[begin DATA EXCERPT]
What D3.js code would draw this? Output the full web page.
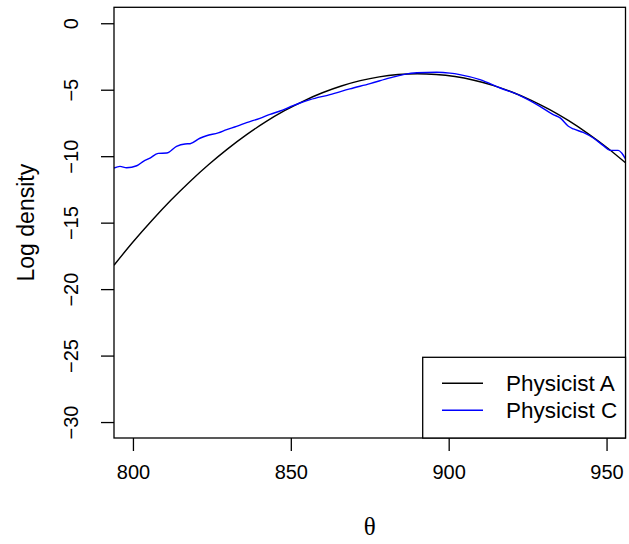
<!DOCTYPE html>
<html>
<head>
<meta charset="utf-8">
<script src="https://cdn.jsdelivr.net/npm/d3@7"></script>
<style>
  html, body { margin: 0; padding: 0; background: #fff; }
  svg { display: block; }
  text { font-family: "Liberation Sans", Arial, sans-serif; fill: #000; }
</style>
</head>
<body>
<svg id="chart" width="629" height="544"></svg>
<script>
// Physicist A: log density on the theta grid
const thetaA = [794, 800, 806, 812, 818, 824, 830, 836, 842, 848, 854, 860, 866, 872, 878, 884, 890,
                896, 902, 908, 914, 920, 926, 932, 938, 944, 950, 956];
const logDensA = [-18.20, -16.46, -14.84, -13.32, -11.92, -10.63, -9.45, -8.38, -7.42, -6.58, -5.85,
                  -5.23, -4.72, -4.32, -4.03, -3.86, -3.80, -3.85, -4.01, -4.29, -4.67, -5.17, -5.78,
                  -6.50, -7.33, -8.28, -9.33, -10.50];

// Physicist C: log density (wiggly estimate)
const thetaC = [794.0, 795.9, 798.0, 801.2, 803.3, 805.4, 808.0, 810.7, 813.8, 816.5, 818.1, 821.2,
                823.3, 827.0, 829.7, 832.8, 836.0, 840.2, 843.4, 846.6, 849.7, 852.9, 856.1, 862.4,
                868.7, 875.1, 881.4, 885.6, 889.9, 896.2, 900.4, 903.5, 909.9, 916.3, 922.6, 928.9,
                933.1, 935.3, 937.9, 939.5, 942.6, 945.8, 949.0, 951.1, 953.7, 954.8, 956.4];
const logDensC = [-10.89, -10.77, -10.87, -10.72, -10.39, -10.14, -9.79, -9.76, -9.26, -9.08, -9.06,
                  -8.65, -8.46, -8.25, -8.00, -7.76, -7.48, -7.15, -6.85, -6.60, -6.30, -6.00, -5.75,
                  -5.37, -4.94, -4.54, -4.11, -3.86, -3.72, -3.69, -3.75, -3.86, -4.24, -4.87, -5.44,
                  -6.25, -6.87, -7.12, -7.75, -7.95, -8.21, -8.63, -9.21, -9.56, -9.56, -9.76, -10.39];

const xTicks = [800, 850, 900, 950];
const yTicks = [0, -5, -10, -15, -20, -25, -30];
const xDomain = [794, 956];
const yDomain = [-31.2, 1.2];

const seriesNames = ["Physicist A", "Physicist C"];
const seriesColors = ["#000000", "#0000ff"];

const W = 629, H = 544;
const margin = { left: 114, right: 3.5, top: 7.3, bottom: 106 };
const tickFont = 20, labelFont = 23, legendFont = 22.5;

const svg = d3.select("#chart");
const x = d3.scaleLinear().domain(xDomain).range([margin.left, W - margin.right]);
const y = d3.scaleLinear().domain(yDomain).range([H - margin.bottom, margin.top]);

const fmt = d => (d < 0 ? "\u2212" + Math.abs(d) : String(d));

// clip region = plotting area
svg.append("defs").append("clipPath").attr("id", "plotclip")
  .append("rect")
  .attr("x", x.range()[0]).attr("y", y.range()[1])
  .attr("width", x.range()[1] - x.range()[0])
  .attr("height", y.range()[0] - y.range()[1]);

// curves
const line = d3.line().x(d => x(d[0])).y(d => y(d[1])).curve(d3.curveMonotoneX);
const series = [
  d3.zip(thetaA, logDensA),
  d3.zip(thetaC, logDensC)
];
const curves = svg.append("g").attr("clip-path", "url(#plotclip)");
series.forEach((s, i) => {
  curves.append("path")
    .datum(s)
    .attr("d", line)
    .attr("fill", "none")
    .attr("stroke", seriesColors[i])
    .attr("stroke-width", 1.4)
    .attr("stroke-linejoin", "round");
});

// x axis
const xAxis = svg.append("g")
  .attr("transform", `translate(0,${H - margin.bottom})`)
  .call(d3.axisBottom(x).tickValues(xTicks).tickFormat(fmt).tickSize(13));
xAxis.select(".domain").remove();
xAxis.selectAll("line").attr("stroke", "#000").attr("stroke-width", 1.3);
xAxis.selectAll("text")
  .attr("font-size", tickFont)
  .attr("font-family", "Liberation Sans, Arial, sans-serif")
  .attr("y", 41).attr("dy", null);

// y axis with rotated labels
const yAxis = svg.append("g")
  .attr("transform", `translate(${margin.left},0)`)
  .call(d3.axisLeft(y).tickValues(yTicks).tickFormat(fmt).tickSize(13));
yAxis.select(".domain").remove();
yAxis.selectAll("line").attr("stroke", "#000").attr("stroke-width", 1.3);
yAxis.selectAll("text")
  .attr("font-size", tickFont)
  .attr("font-family", "Liberation Sans, Arial, sans-serif")
  .attr("x", null).attr("dy", null)
  .attr("text-anchor", "middle")
  .attr("transform", "translate(-36.5,0) rotate(-90)");

// plot frame
svg.append("rect")
  .attr("x", x.range()[0]).attr("y", y.range()[1])
  .attr("width", x.range()[1] - x.range()[0])
  .attr("height", y.range()[0] - y.range()[1])
  .attr("fill", "none").attr("stroke", "#000").attr("stroke-width", 1.3);

// axis titles
svg.append("text")
  .attr("x", (x.range()[0] + x.range()[1]) / 2)
  .attr("y", 535)
  .attr("text-anchor", "middle")
  .attr("font-size", 25)
  .style("font-family", "'Liberation Serif', 'DejaVu Serif', serif")
  .text("\u03b8");

svg.append("text")
  .attr("transform", `translate(33.5,${(y.range()[0] + y.range()[1]) / 2}) rotate(-90)`)
  .attr("text-anchor", "middle")
  .attr("font-size", labelFont)
  .text("Log density");

// legend, bottom-right corner of the plot
const legW = 202.8, legH = 80.7;
const legX = x.range()[1] - legW, legY = y.range()[0] - legH;
const leg = svg.append("g");
leg.append("rect")
  .attr("x", legX).attr("y", legY)
  .attr("width", legW).attr("height", legH)
  .attr("fill", "#fff").attr("stroke", "#000").attr("stroke-width", 1.3);
seriesNames.forEach((name, i) => {
  const ly = legY + 26 + i * 27;
  leg.append("line")
    .attr("x1", legX + 19.3).attr("x2", legX + 60.3)
    .attr("y1", ly).attr("y2", ly)
    .attr("stroke", seriesColors[i]).attr("stroke-width", 1.4);
  leg.append("text")
    .attr("x", legX + 83.3).attr("y", ly)
    .attr("dy", "0.36em")
    .attr("font-size", legendFont)
    .text(name);
});
</script>
</body>
</html>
[end DATA EXCERPT]
TASK DESCRIPTION:
Omit the pictures, then repeat exactly each line from the beginning of the listing through the line with "-6.50, -7.33, -8.28, -9.33, -10.50];".

EXERCISE SOLUTION:
What D3.js code would draw this? Output the full web page.
<!DOCTYPE html>
<html>
<head>
<meta charset="utf-8">
<script src="https://cdn.jsdelivr.net/npm/d3@7"></script>
<style>
  html, body { margin: 0; padding: 0; background: #fff; }
  svg { display: block; }
  text { font-family: "Liberation Sans", Arial, sans-serif; fill: #000; }
</style>
</head>
<body>
<svg id="chart" width="629" height="544"></svg>
<script>
// Physicist A: log density on the theta grid
const thetaA = [794, 800, 806, 812, 818, 824, 830, 836, 842, 848, 854, 860, 866, 872, 878, 884, 890,
                896, 902, 908, 914, 920, 926, 932, 938, 944, 950, 956];
const logDensA = [-18.20, -16.46, -14.84, -13.32, -11.92, -10.63, -9.45, -8.38, -7.42, -6.58, -5.85,
                  -5.23, -4.72, -4.32, -4.03, -3.86, -3.80, -3.85, -4.01, -4.29, -4.67, -5.17, -5.78,
                  -6.50, -7.33, -8.28, -9.33, -10.50];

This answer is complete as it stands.